--- Given records ---
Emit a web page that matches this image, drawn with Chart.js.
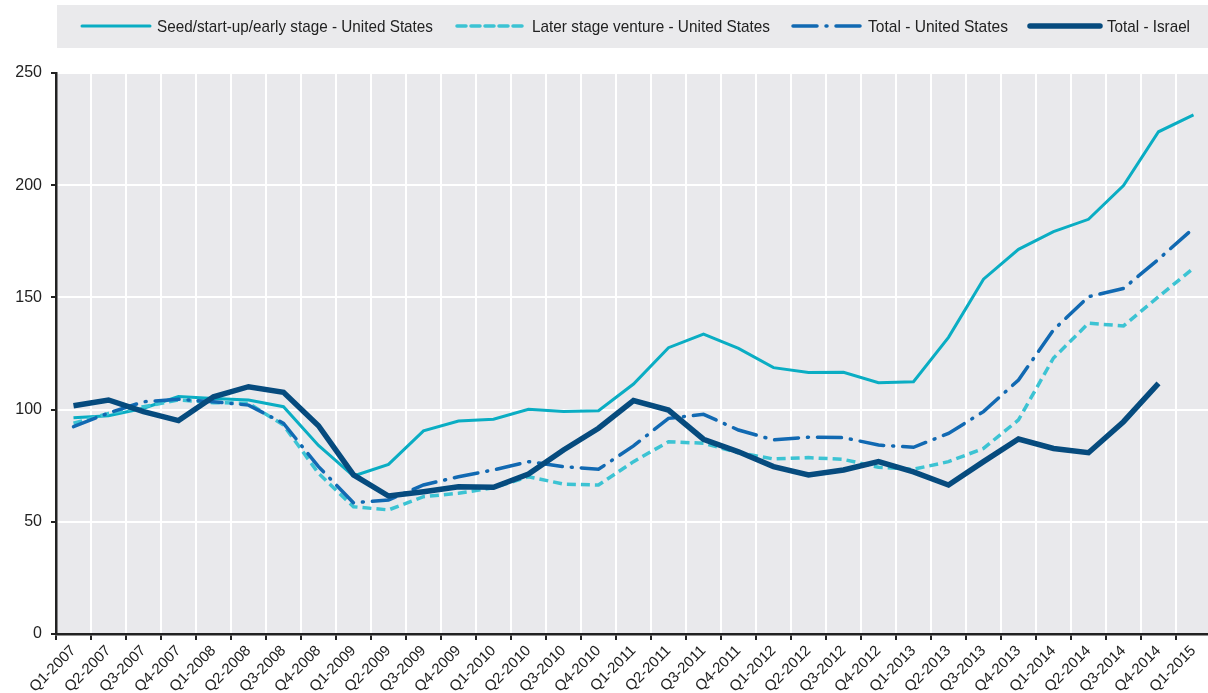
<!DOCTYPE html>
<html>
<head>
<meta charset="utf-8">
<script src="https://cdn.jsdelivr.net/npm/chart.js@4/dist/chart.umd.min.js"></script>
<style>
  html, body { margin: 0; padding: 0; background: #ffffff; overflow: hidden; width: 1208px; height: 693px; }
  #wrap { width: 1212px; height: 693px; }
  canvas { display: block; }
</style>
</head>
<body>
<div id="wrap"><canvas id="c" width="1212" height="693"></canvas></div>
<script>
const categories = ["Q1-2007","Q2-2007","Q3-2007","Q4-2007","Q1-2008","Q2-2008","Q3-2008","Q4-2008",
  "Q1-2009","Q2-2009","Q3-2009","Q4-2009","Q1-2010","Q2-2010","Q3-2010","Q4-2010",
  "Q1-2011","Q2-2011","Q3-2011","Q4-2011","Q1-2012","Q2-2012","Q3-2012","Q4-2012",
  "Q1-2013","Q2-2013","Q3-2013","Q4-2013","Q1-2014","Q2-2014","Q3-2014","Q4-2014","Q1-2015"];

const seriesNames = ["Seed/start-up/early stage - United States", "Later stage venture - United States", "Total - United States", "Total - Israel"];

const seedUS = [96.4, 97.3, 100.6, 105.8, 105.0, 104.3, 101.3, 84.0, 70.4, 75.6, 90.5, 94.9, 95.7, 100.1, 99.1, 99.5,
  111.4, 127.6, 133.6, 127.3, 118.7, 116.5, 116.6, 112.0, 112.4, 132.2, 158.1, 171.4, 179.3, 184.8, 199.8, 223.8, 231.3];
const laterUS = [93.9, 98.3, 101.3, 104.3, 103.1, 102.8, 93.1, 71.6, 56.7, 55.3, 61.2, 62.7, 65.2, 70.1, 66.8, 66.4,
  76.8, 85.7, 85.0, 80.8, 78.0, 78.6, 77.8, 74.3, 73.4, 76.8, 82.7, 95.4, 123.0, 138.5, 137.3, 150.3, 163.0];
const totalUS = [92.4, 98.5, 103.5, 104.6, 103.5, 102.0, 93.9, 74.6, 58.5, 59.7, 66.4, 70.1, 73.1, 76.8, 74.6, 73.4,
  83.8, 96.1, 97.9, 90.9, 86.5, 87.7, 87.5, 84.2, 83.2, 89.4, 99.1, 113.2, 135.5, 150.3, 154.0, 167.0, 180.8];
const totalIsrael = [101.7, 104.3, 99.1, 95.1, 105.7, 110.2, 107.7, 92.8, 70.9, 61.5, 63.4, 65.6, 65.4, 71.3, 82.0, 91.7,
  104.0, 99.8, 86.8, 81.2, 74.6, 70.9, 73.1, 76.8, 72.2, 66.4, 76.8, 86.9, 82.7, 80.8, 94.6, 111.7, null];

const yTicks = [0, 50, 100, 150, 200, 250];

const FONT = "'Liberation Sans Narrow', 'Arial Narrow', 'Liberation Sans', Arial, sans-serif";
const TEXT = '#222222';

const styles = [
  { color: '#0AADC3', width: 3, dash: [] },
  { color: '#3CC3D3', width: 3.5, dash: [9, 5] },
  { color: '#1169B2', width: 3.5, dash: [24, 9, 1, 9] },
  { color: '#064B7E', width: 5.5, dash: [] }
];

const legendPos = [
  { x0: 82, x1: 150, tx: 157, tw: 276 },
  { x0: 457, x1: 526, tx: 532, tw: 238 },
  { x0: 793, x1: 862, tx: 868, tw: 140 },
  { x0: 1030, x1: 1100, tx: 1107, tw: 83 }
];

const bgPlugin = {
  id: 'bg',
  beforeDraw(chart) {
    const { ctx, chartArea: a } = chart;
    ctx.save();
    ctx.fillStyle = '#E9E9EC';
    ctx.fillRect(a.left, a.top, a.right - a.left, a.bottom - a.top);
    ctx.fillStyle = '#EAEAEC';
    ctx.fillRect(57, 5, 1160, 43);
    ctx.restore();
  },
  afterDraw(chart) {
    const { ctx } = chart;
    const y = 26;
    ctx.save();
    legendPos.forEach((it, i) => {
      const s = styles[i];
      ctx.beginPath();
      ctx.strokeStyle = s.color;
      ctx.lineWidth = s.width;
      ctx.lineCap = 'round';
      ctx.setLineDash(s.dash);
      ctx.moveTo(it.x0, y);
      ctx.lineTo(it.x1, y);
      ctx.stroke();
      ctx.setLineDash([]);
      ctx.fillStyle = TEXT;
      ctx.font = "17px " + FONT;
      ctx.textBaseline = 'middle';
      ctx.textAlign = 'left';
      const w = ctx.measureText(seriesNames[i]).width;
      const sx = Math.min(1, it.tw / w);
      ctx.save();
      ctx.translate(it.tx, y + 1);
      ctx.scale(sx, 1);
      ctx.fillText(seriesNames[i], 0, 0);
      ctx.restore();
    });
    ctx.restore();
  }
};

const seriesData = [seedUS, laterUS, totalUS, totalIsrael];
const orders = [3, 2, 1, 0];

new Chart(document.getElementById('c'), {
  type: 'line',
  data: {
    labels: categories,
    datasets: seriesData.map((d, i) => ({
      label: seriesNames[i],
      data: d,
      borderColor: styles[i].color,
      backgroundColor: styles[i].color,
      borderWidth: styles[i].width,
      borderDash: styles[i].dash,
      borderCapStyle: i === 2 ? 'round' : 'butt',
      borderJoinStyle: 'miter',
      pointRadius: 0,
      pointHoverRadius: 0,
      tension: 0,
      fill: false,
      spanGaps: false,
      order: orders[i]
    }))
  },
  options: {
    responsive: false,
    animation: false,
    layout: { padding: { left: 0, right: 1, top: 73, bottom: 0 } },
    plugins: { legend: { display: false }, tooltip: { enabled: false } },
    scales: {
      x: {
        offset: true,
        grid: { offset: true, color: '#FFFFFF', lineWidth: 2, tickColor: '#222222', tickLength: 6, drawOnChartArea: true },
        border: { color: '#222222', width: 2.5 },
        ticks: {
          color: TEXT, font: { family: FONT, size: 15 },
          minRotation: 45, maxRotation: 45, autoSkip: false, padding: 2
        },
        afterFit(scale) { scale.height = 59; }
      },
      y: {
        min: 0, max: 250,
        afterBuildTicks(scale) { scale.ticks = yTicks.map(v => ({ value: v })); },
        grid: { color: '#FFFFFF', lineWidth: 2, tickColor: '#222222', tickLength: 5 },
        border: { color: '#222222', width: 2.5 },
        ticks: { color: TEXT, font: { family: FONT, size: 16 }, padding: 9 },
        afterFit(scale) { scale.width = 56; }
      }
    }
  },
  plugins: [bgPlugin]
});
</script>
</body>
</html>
---
--- Given records ---
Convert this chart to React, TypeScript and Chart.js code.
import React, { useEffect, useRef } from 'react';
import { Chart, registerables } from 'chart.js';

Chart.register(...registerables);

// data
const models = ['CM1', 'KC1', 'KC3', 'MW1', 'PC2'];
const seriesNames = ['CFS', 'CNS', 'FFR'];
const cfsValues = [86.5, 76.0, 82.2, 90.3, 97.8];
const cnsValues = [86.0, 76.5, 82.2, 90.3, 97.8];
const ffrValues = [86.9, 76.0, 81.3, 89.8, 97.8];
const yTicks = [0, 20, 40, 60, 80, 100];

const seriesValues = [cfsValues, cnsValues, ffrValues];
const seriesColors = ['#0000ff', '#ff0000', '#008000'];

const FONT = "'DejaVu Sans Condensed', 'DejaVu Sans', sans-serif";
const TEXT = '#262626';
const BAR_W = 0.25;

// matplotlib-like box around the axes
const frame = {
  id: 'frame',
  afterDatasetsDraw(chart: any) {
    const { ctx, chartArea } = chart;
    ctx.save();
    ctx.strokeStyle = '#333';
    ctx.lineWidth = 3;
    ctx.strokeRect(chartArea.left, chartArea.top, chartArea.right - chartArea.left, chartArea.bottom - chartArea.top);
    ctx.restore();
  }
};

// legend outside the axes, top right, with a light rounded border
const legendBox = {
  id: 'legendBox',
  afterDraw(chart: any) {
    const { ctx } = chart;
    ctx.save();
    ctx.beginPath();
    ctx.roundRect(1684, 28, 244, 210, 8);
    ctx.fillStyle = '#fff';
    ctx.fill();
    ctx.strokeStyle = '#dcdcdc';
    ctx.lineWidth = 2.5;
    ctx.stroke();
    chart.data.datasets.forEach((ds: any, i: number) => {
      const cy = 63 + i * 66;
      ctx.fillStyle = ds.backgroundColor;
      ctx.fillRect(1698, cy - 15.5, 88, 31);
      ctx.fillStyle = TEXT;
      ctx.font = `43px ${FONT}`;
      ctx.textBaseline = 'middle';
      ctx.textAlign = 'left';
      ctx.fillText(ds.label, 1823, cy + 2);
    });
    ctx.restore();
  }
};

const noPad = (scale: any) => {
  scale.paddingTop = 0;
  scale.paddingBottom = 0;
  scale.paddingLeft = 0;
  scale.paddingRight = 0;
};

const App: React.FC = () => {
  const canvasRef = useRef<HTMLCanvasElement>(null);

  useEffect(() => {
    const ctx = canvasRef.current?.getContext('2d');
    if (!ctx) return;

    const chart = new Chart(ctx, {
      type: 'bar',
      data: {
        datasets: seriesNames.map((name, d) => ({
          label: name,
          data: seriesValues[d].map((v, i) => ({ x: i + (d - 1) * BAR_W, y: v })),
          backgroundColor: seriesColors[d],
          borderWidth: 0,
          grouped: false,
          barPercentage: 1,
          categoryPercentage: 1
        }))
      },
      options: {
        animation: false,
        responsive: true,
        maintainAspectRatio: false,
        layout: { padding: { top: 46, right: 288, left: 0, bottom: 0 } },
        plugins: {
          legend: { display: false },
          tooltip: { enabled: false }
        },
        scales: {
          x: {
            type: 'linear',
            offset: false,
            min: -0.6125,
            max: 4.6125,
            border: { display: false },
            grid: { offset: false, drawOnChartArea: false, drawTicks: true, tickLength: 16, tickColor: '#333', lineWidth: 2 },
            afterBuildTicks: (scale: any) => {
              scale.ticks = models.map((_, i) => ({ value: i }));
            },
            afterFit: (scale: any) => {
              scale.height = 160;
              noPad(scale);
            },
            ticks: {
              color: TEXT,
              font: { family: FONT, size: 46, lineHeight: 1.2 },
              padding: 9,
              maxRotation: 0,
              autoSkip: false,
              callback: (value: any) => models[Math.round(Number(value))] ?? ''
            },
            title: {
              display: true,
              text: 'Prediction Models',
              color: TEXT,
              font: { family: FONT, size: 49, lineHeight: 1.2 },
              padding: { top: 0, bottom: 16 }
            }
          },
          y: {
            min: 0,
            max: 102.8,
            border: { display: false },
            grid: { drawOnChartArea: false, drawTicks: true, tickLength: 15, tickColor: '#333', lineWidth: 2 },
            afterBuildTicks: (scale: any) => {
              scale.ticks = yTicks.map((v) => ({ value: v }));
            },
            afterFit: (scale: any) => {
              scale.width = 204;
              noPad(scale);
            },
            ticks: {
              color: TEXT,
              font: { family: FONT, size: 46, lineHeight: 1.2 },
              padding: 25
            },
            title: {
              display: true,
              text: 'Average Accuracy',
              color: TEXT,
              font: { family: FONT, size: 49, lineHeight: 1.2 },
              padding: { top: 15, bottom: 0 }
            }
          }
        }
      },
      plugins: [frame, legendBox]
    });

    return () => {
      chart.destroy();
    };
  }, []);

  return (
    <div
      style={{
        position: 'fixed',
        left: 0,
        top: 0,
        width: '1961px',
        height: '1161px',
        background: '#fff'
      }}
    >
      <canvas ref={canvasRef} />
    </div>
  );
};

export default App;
---
What the task requires
Return exactly the lines from the one with "Emit a web page" to the one with "stage - United", both ends kept, and only those. Images are left out.

Answer to this exercise
Emit a web page that matches this image, drawn with Chart.js.
<!DOCTYPE html>
<html>
<head>
<meta charset="utf-8">
<script src="https://cdn.jsdelivr.net/npm/chart.js@4/dist/chart.umd.min.js"></script>
<style>
  html, body { margin: 0; padding: 0; background: #ffffff; overflow: hidden; width: 1208px; height: 693px; }
  #wrap { width: 1212px; height: 693px; }
  canvas { display: block; }
</style>
</head>
<body>
<div id="wrap"><canvas id="c" width="1212" height="693"></canvas></div>
<script>
const categories = ["Q1-2007","Q2-2007","Q3-2007","Q4-2007","Q1-2008","Q2-2008","Q3-2008","Q4-2008",
  "Q1-2009","Q2-2009","Q3-2009","Q4-2009","Q1-2010","Q2-2010","Q3-2010","Q4-2010",
  "Q1-2011","Q2-2011","Q3-2011","Q4-2011","Q1-2012","Q2-2012","Q3-2012","Q4-2012",
  "Q1-2013","Q2-2013","Q3-2013","Q4-2013","Q1-2014","Q2-2014","Q3-2014","Q4-2014","Q1-2015"];

const seriesNames = ["Seed/start-up/early stage - United States", "Later stage venture - United States", "Total - United States", "Total - Israel"];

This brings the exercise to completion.